A Feasibility Study to Minimize the Carbon Footprint of Cast Iron Production While Maintaining the Technical Requirements

Abstract

The industrial sector is responsible for significant amounts of CO2 emissions. Although research activities have already given their attention to major industries such as steel, small sectors such as metal casting have been overlooked. Therefore, there are evident knowledge gaps regarding the environmental impact of the foundry industry and the possibilities of decarbonizing the sector. Herein, this study focuses on the CO2 emissions associated with cast iron production and introduces an interdisciplinary framework in order to study the environmental impact, technical performance and production costs. The theoretical and experimental analyses illustrate the interconnections between the environmental, technical and economic aspects of cast iron production.
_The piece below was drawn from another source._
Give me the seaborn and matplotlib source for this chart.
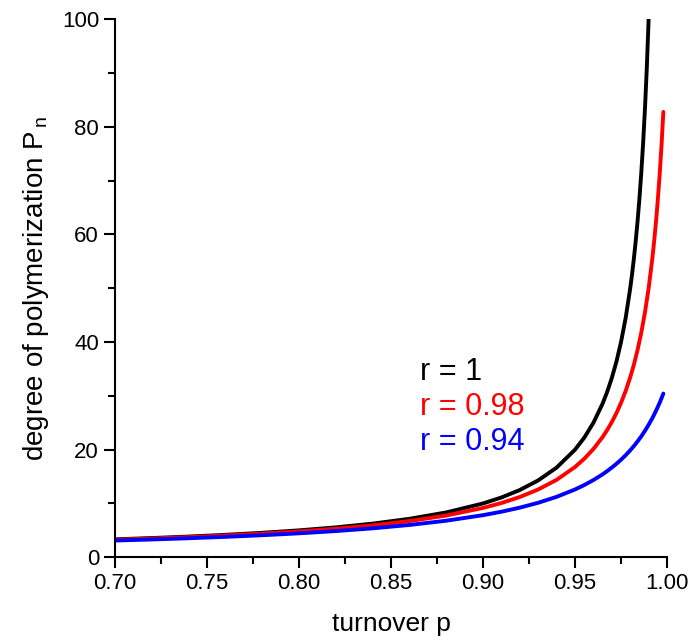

The results emphasize the role of the smelting process and renewable energies in decreasing the carbon footprint. In terms of the input materials, the outcomes demonstrate that increasing the steel scrap content achieves considerable reductions in the CO2 emissions. An alloy composition with a steel scrap content of 25% leads to a minimum carbon footprint of 650 kg CO2 eq./ton. However, increasing the steel scrap content further results in higher carbon footprints due to the additional materials required to maintain the alloy composition. Moreover, a higher strength and lower ductility of the alloy were recorded due to higher amounts of carbide stabilizing elements. The study highlights the importance of adopting a holistic approach in order to define the optimal material combinations. Hence, the presented interdisciplinary approach can be applied by the foundries in order to achieving the technical, economic and ecological goals of the sector.